At Hearts, he had been given a hands-on role in the search for Burley's successor. It was clearly a job he relished but it also left him susceptible to the Lithuanian's capriciousness and that will lead to speculation in the coming days over the exact reasons for his sacking.

Reports last night suggested the pair had disagreed over a potential candidate for the vacant position. Certainly, yesterday evening's announcement that Anderton had "ceased to be" chief executive because he had, in Romanov's words, "not been able to do the things I've wanted to do for Hearts", reeked of euphemism.

In the immediate aftermath of Burley's exit from Tynecastle, both Anderton and George Foulkes had gone to great lengths to present a united front and create the impression that it was business as usual at the Edinburgh club.

As the days passed, a number of leading coaches were linked with the vacant managerial position and each time Anderton reaffirmed his commitment to finding the best man for the job.

"We have had some very prestigious names who have been put forward," he said. "One of the names which has come up is Sir Bobby Robson. I will certainly be in touch with him – at the minimum to say 'hello' – and we will take it from there."

Anderton's staunch defence of Romanov in the wake of Burley's departure makes his sacking all the more difficult to fathom.
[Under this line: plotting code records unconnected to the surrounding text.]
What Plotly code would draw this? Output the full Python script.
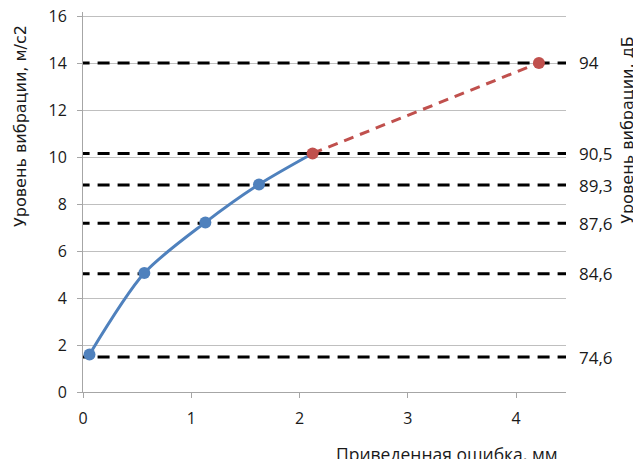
import plotly.graph_objects as go

# Data
blue_x = [0.06, 0.566, 1.13, 1.625, 2.12]
blue_y = [1.6, 5.07, 7.23, 8.85, 10.17]
red_x = [2.12, 4.21]
red_y = [10.17, 14.03]
level_y = [1.49, 5.04, 7.19, 8.82, 10.17, 14.03]
level_labels = ["74,6", "84,6", "87,6", "89,3", "90,5", "94"]
x_ticks = [0, 1, 2, 3, 4]
y_ticks = [0, 2, 4, 6, 8, 10, 12, 14, 16]

FONT = "Open Sans"
TFONT = "DejaVu Sans"
TXT = "#1a1a1a"
FS = 16

fig = go.Figure()

for yv in level_y:
    fig.add_trace(go.Scatter(x=[-0.05, 4.49], y=[yv, yv], mode="lines",
                             line=dict(color="black", width=3, dash="12px,8px"),
                             hoverinfo="skip", showlegend=False))

fig.add_trace(go.Scatter(x=blue_x, y=blue_y, mode="lines",
                         line=dict(color="#4F81BD", width=3, shape="spline", smoothing=0.8),
                         showlegend=False))
fig.add_trace(go.Scatter(x=blue_x[:-1], y=blue_y[:-1], mode="markers",
                         marker=dict(color="#4F81BD", size=12), showlegend=False))
fig.add_trace(go.Scatter(x=red_x, y=red_y, mode="lines+markers",
                         line=dict(color="#C0504D", width=3, dash="10px,7px"),
                         marker=dict(color="#C0504D", size=12), showlegend=False, cliponaxis=False))

annotations = []
for yv, lab in zip(level_y, level_labels):
    annotations.append(dict(x=1, xref="paper", y=yv, yref="y", text=lab, showarrow=False,
                            xanchor="left", xshift=11, font=dict(family=FONT, size=17, color=TXT)))
annotations.append(dict(x=1, xref="paper", y=0.69, yref="paper", text="Уровень вибрации, дБ",
                        textangle=-90, showarrow=False, xanchor="center", yanchor="middle",
                        xshift=62, font=dict(family=TFONT, size=16, color=TXT)))
annotations.append(dict(x=0, xref="paper", y=0.70, yref="paper", text="Уровень вибрации, м/с2",
                        textangle=-90, showarrow=False, xanchor="center", yanchor="middle",
                        xshift=-63, font=dict(family=TFONT, size=16, color=TXT)))
annotations.append(dict(x=(447 - 82.7) / 108.3, xref="x", y=0, yref="paper",
                        text="Приведенная ошибка, мм", showarrow=False, yshift=-62,
                        yanchor="middle", font=dict(family=FONT, size=17.5, color=TXT)))

fig.update_layout(
    width=633, height=451,
    margin=dict(l=75, r=75, t=4, b=67, autoexpand=False),
    plot_bgcolor="white", paper_bgcolor="white",
    font=dict(family=FONT, size=FS, color=TXT),
    annotations=annotations,
    xaxis=dict(range=[0, 4.46], tickvals=x_ticks, showgrid=False, zeroline=False,
               showline=True, linecolor="#A6A6A6", linewidth=1, ticks="outside",
               ticklen=5, tickcolor="#A6A6A6", tickfont=dict(size=FS), automargin=False,
               ticklabelstandoff=7),
    yaxis=dict(range=[0, 16.2], tickvals=y_ticks, showgrid=True, gridcolor="#BFBFBF",
               gridwidth=1, zeroline=False, showline=True, linecolor="#A6A6A6",
               ticks="outside", ticklen=5, tickcolor="#A6A6A6", tickfont=dict(size=FS),
               automargin=False, ticklabeloverflow="allow", ticklabelstandoff=7),
)

fig.write_html("out.html")
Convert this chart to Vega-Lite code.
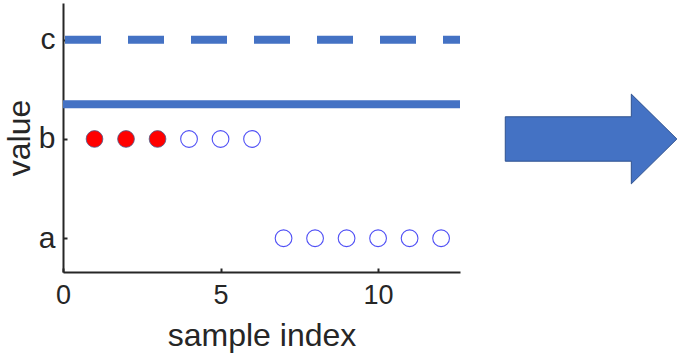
{
  "$schema": "https://vega.github.io/schema/vega-lite/v6.json",
  "autosize": {"type": "none"},
  "padding": {"left": 63, "top": 3, "right": 221, "bottom": 84},
  "width": 397,
  "height": 269,
  "background": "white",
  "config": {
    "view": {"stroke": null},
    "font": "Liberation Sans"
  },
  "datasets": {
    "samples": [
      {"index": 1, "level": 2, "group": "selected"},
      {"index": 2, "level": 2, "group": "selected"},
      {"index": 3, "level": 2, "group": "selected"},
      {"index": 4, "level": 2, "group": "other"},
      {"index": 5, "level": 2, "group": "other"},
      {"index": 6, "level": 2, "group": "other"},
      {"index": 7, "level": 1, "group": "other"},
      {"index": 8, "level": 1, "group": "other"},
      {"index": 9, "level": 1, "group": "other"},
      {"index": 10, "level": 1, "group": "other"},
      {"index": 11, "level": 1, "group": "other"},
      {"index": 12, "level": 1, "group": "other"}
    ],
    "lines": [
      {"level": 3, "kind": "dashed"},
      {"level": 2.35, "kind": "solid"}
    ],
    "arrow": [
      {"index": 16.76, "level": 2}
    ]
  },
  "layer": [
    {
      "data": {"name": "lines"},
      "mark": {"type": "rule", "strokeWidth": 8, "color": "#4472C4", "strokeCap": "butt", "strokeDashOffset": 19},
      "encoding": {
        "y": {"field": "level", "type": "quantitative"},
        "strokeDash": {
          "field": "kind", "type": "nominal",
          "scale": {"domain": ["solid", "dashed"], "range": [[1, 0], [36, 27]]},
          "legend": null
        }
      }
    },
    {
      "data": {"name": "samples"},
      "mark": {"type": "point", "shape": "circle", "size": 280, "opacity": 1},
      "encoding": {
        "x": {
          "field": "index", "type": "quantitative",
          "scale": {"domain": [0, 12.6], "nice": false, "zero": false},
          "axis": {
            "values": [0, 5, 10], "title": "sample index",
            "grid": false, "labelFlush": false,
            "domainColor": "#262626", "domainWidth": 2,
            "tickColor": "#262626", "tickWidth": 2, "tickSize": -4,
            "labelColor": "#262626", "titleColor": "#262626",
            "labelFontSize": 27, "titleFontSize": 32, "titleFontWeight": "normal",
            "labelPadding": 14, "titlePadding": 12
          }
        },
        "y": {
          "field": "level", "type": "quantitative",
          "scale": {"domain": [0.66, 3.37], "nice": false, "zero": false},
          "axis": {
            "values": [1, 2, 3],
            "labelExpr": "datum.value == 1 ? 'a' : datum.value == 2 ? 'b' : 'c'",
            "title": "value",
            "grid": false, "labelFlush": false,
            "domainColor": "#262626", "domainWidth": 2,
            "tickColor": "#262626", "tickWidth": 2, "tickSize": -4,
            "labelColor": "#262626", "titleColor": "#262626",
            "labelFontSize": 30, "titleFontSize": 32, "titleFontWeight": "normal",
            "labelPadding": 12, "titlePadding": 2
          }
        },
        "fill": {
          "field": "group", "type": "nominal",
          "scale": {"domain": ["selected", "other"], "range": ["#FF0000", "transparent"]},
          "legend": null
        },
        "stroke": {
          "field": "group", "type": "nominal",
          "scale": {"domain": ["selected", "other"], "range": ["#4a5f8f", "#5050F5"]},
          "legend": null
        },
        "strokeWidth": {
          "field": "group", "type": "nominal",
          "scale": {"domain": ["selected", "other"], "range": [0.8, 1.1]},
          "legend": null
        }
      }
    },
    {
      "data": {"name": "arrow"},
      "mark": {
        "type": "point",
        "clip": false,
        "filled": true,
        "opacity": 1,
        "shape": "M -1 -0.259 L 0.469 -0.259 L 0.469 -0.523 L 1 0 L 0.469 0.523 L 0.469 0.259 L -1 0.259 Z",
        "size": 29446,
        "fill": "#4472C4",
        "stroke": "#2F528F",
        "strokeWidth": 1
      },
      "encoding": {
        "x": {"field": "index", "type": "quantitative"},
        "y": {"field": "level", "type": "quantitative"}
      }
    }
  ]
}
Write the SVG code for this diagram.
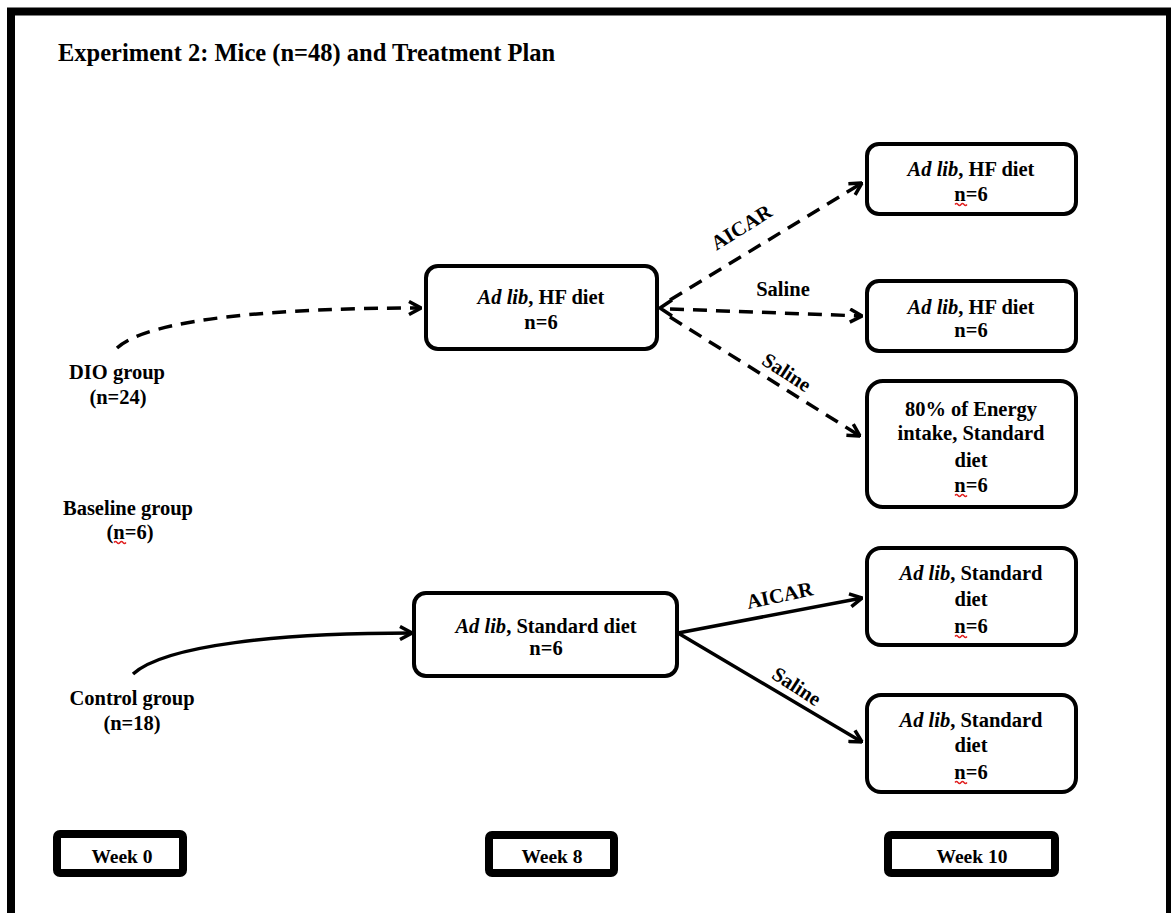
<svg xmlns="http://www.w3.org/2000/svg" width="1171" height="913" viewBox="0 0 1171 913">
<style>
  text { font-family: "Liberation Serif", "Times New Roman", serif; font-weight: bold; fill: #000; }
  .t { font-size: 20.5px; text-anchor: middle; }
  .title { font-size: 24.5px; }
  .wk { font-size: 19.5px; text-anchor: middle; }
  .box { fill: #fff; stroke: #000; stroke-width: 4; }
  .wbox { fill: #fff; stroke: #000; stroke-width: 8; }
  .dash { fill: none; stroke: #000; stroke-width: 3.5; stroke-dasharray: 14 9; }
  .solid { fill: none; stroke: #000; stroke-width: 3.5; }
  .sq { fill: none; stroke: #e02020; stroke-width: 1.3; }
  .it { font-style: italic; }
</style>
<defs>
  <marker id="arr" viewBox="0 0 14 16" markerWidth="14" markerHeight="16" refX="13" refY="8" orient="auto" markerUnits="userSpaceOnUse">
    <path d="M1,1.5 L13,8 L1,14.5" fill="none" stroke="#000" stroke-width="3.5" stroke-dasharray="none" stroke-linejoin="miter"/>
  </marker>
</defs>
<rect width="1171" height="913" fill="#fff"/>
<path d="M11,913 V11.5 H1170 V913" fill="none" stroke="#000" stroke-width="8"/>
<text class="title" x="58" y="61">Experiment 2: Mice (n=48) and Treatment Plan</text>

<g id="connectors">
  <path class="dash" d="M117,348 C150,318 280,308 421,308" marker-end="url(#arr)"/>
  <path d="M672,300 L660,308 L672,316" fill="none" stroke="#000" stroke-width="3.5"/>
  <path class="dash" d="M670,300 L862,183" marker-end="url(#arr)"/>
  <path class="dash" d="M670,309 L862,316" marker-end="url(#arr)"/>
  <path class="dash" d="M670,317 L860,436" marker-end="url(#arr)"/>
  <path class="solid" d="M133,674 C165,645 280,633 412,633" marker-end="url(#arr)"/>
  <path class="solid" d="M678,633 L862,598" marker-end="url(#arr)"/>
  <path class="solid" d="M678,633 L862,742" marker-end="url(#arr)"/>
  <text class="t" transform="translate(745,233) rotate(-32)">AICAR</text>
  <text class="t" x="783" y="296">Saline</text>
  <text class="t" transform="translate(783,378) rotate(33)">Saline</text>
  <text class="t" transform="translate(781,602) rotate(-12)">AICAR</text>
  <text class="t" transform="translate(793,692) rotate(33)">Saline</text>
</g>

<g id="dio-group">
  <text class="t" x="117" y="379">DIO group</text>
  <text class="t" x="118" y="404">(n=24)</text>
</g>
<g id="baseline-group">
  <text class="t" x="128" y="515">Baseline group</text>
  <text class="t" x="130" y="539">(n=6)</text>
  <path class="sq" d="M114,542.5 q1.5,-2 3,0 t3,0 t3,0 t3,0"/>
</g>
<g id="control-group">
  <text class="t" x="132" y="705">Control group</text>
  <text class="t" x="132" y="730">(n=18)</text>
</g>

<g id="hf-week8">
  <rect class="box" x="426" y="266" width="231" height="83" rx="12"/>
  <text class="t" x="541" y="304"><tspan class="it">Ad lib</tspan>, HF diet</text>
  <text class="t" x="541" y="329">n=6</text>
</g>
<g id="std-week8">
  <rect class="box" x="414" y="593" width="263" height="83" rx="12"/>
  <text class="t" x="546" y="633"><tspan class="it">Ad lib</tspan>, Standard diet</text>
  <text class="t" x="546" y="655">n=6</text>
</g>

<g id="hf-aicar">
  <rect class="box" x="867" y="144" width="209" height="70" rx="12"/>
  <text class="t" x="971" y="176"><tspan class="it">Ad lib</tspan>, HF diet</text>
  <text class="t" x="971" y="201">n=6</text>
  <path class="sq" d="M955,204.5 q1.5,-2 3,0 t3,0 t3,0 t3,0"/>
</g>
<g id="hf-saline">
  <rect class="box" x="867" y="281" width="209" height="70" rx="12"/>
  <text class="t" x="971" y="314"><tspan class="it">Ad lib</tspan>, HF diet</text>
  <text class="t" x="971" y="337">n=6</text>
</g>
<g id="hf-restricted">
  <rect class="box" x="867" y="381" width="209" height="126" rx="16"/>
  <text class="t" x="971" y="416">80% of Energy</text>
  <text class="t" x="971" y="440">intake, Standard</text>
  <text class="t" x="971" y="467">diet</text>
  <text class="t" x="971" y="492">n=6</text>
  <path class="sq" d="M955,495.5 q1.5,-2 3,0 t3,0 t3,0 t3,0"/>
</g>
<g id="std-aicar">
  <rect class="box" x="867" y="548" width="209" height="97" rx="14"/>
  <text class="t" x="971" y="580"><tspan class="it">Ad lib</tspan>, Standard</text>
  <text class="t" x="971" y="606">diet</text>
  <text class="t" x="971" y="633">n=6</text>
  <path class="sq" d="M955,636.5 q1.5,-2 3,0 t3,0 t3,0 t3,0"/>
</g>
<g id="std-saline">
  <rect class="box" x="867" y="695" width="209" height="97" rx="14"/>
  <text class="t" x="971" y="727"><tspan class="it">Ad lib</tspan>, Standard</text>
  <text class="t" x="971" y="752">diet</text>
  <text class="t" x="971" y="779">n=6</text>
  <path class="sq" d="M955,782.5 q1.5,-2 3,0 t3,0 t3,0 t3,0"/>
</g>

<g id="week0">
  <rect class="wbox" x="57" y="834" width="126" height="39" rx="3"/>
  <text class="wk" x="122" y="863">Week 0</text>
</g>
<g id="week8">
  <rect class="wbox" x="489" y="835" width="125" height="38" rx="3"/>
  <text class="wk" x="552" y="863">Week 8</text>
</g>
<g id="week10">
  <rect class="wbox" x="888" y="835" width="167" height="38" rx="3"/>
  <text class="wk" x="972" y="863">Week 10</text>
</g>
</svg>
"There has been speculation about so-called 'interference' in team matters under George," he said. "My answer to that is, if interference means resolving to stay at Tynecastle instead of going to a rugby stadium, and bringing top-quality European players to this club, and taking Hearts to the top of the SPL . . . if that is called 'interference' then I say, bring it on, let's have some more."

Anderton's critics in the SRU will seize upon what has happened at Tynecastle with some relish, claiming it can be no coincidence that any one individual can have found himself involved in two such fiascos in such a short time.

Questions will again be raised over business practices that would seem odd in most organisations, but had to be seen in the context of the impossible working environment at Murrayfield where confidentiality and integrity had become meaningless.

What is certain is that mud will now stick and once seen as the man with the Midas touch it may be that for all his clever money-making ploys Phil Anderton's legacy to sports lovers in Edinburgh's west end is no more than a pile of fool's gold.